2. - Chute de l’homme

[p.845] L'homme se flatta de trouver la lumière ailleurs que dans l'Être qui en est le sanctuaire et le foyer; il crut pouvoir obtenir la lumière par une autre voie qu'elle-même; il crut enfin que des facultés réelles, fixes et positives, pouvaient se rencontrer dans deux êtres à la fois. Il cessa d'attacher la vue sur celui en qui elles vivaient dans toute leur force et dans tout leur éclat, pour la porter sur un autre être dont il osa croire qu'il recevrait les mêmes secours.

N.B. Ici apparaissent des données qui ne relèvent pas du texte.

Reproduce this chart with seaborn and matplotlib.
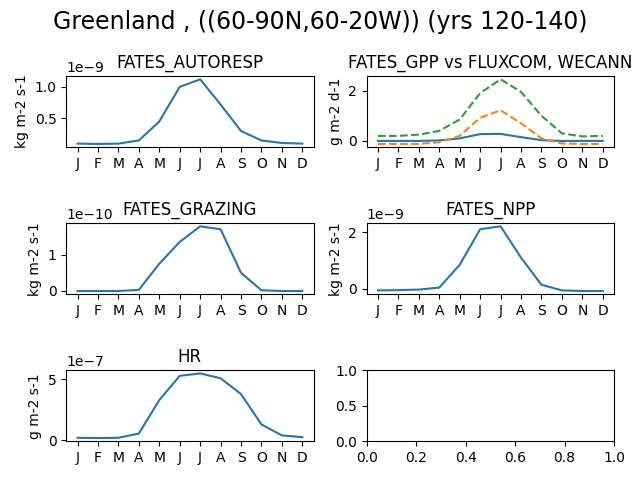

Cette erreur, ou plutôt ce crime insensé, au lieu d'assurer à l'homme le séjour de la paix et de la lumière, le précipita dans l'abime de la confusion et des ténèbres, et cela sans qu'il fût nécessaire [p.846] que le principe éternel de sa vie fît le moindre usage de sa puissance pour ajouter à ce désastre. Etant la félicité par essence et l'unique source du bonheur de tous les êtres, il agirait contre sa propre loi s'il les éloignait d'un état propre à les rendre heureux.

Cessant donc de lire dans la vérité, l'homme ne put trouver autour de lui que l'incertitude et l'erreur. Abandonnant le séjour unique de ce qui est fixe et réel, il dut entrer dans une région nouvelle, et, par ses illusions et son néant, tout opposée à celle qu'il venait de quitter. Il fallut que cette région nouvelle, par la multiplicité de ses lois et de ses actions, lui montrât en apparence une autre unité que celle de l'Être simple et d'autres vérités que la sienne. Enfin il fallut que le nouvel appui sur lequel il s'était reposé lui présentât un tableau fictif de toutes les facultés, de toutes les propriétés de cet être simple, et cependant qu'il n'en eût aucune. L'homme ne voit plus rien de simple ; il n'a que des yeux matériels pour apercevoir des objets matériels, qui représentent, il est vrai, chacun l'unité, mais par des images fausses et défectueuses. Il est réduit à ne saisir que des unités apparentes ; il ne peut connaître que des poids, des mesures et des nombres relatifs, attendu qu'il s'est exilé du séjour de tout ce qui est fixe.

Cependant ces objets sensibles, bien qu'apparents et nuls pour l'esprit de l'homme, ont une réalité analogue à son être sensible et matériel. Mais cela n'est vrai que pour les corps. Ici Saint-Martin se rapproche à son insu du point de vue de Leibniz et de l'harmonie préétablie. Toutes les actions matérielles, n'opérant rien d'analogue à la véritable nature de l'homme, sont en quelque sorte ou peuvent être étrangères pour lui; car la matière est vraie pour la matière, et ne le sera jamais pour l'esprit. D'où l'on voit « comment doit s'apprécier ce que l'on appelle la mort, et quelle impression elle peut produire sur l'homme sensé qui ne s'est pas identifié avec les illusions de ces substances corruptibles. En effet, le corps de l'homme, quoique vrai pour les autres corps, n'a, comme eux, aucune réalité pour l'intelligence, et à peine doit-elle s'apercevoir qu'elle s'en sépare. Et tout nous annonce qu'elle doit gagner alors au lieu de perdre ; car, avec un peu d'attention, nous ne pouvons que nous pénétrer de respect pour ceux que leur loi délivre de ces entraves corporelles, puisqu'alors il y a une illusion de moins entre eux et le vrai. A défaut de cette utile réflexion, les hommes croient que c'est [p.847] la mort qui les effraie, tandis que ce n'est point d'elle, mais de la vie, qu'ils ont peur. » (Tableau naturel, p. 83-84, passim. — Voir aussi Abbadie, l'Art de se connoître soy-même, chap. VIII et IX. Rotterdam, 1693).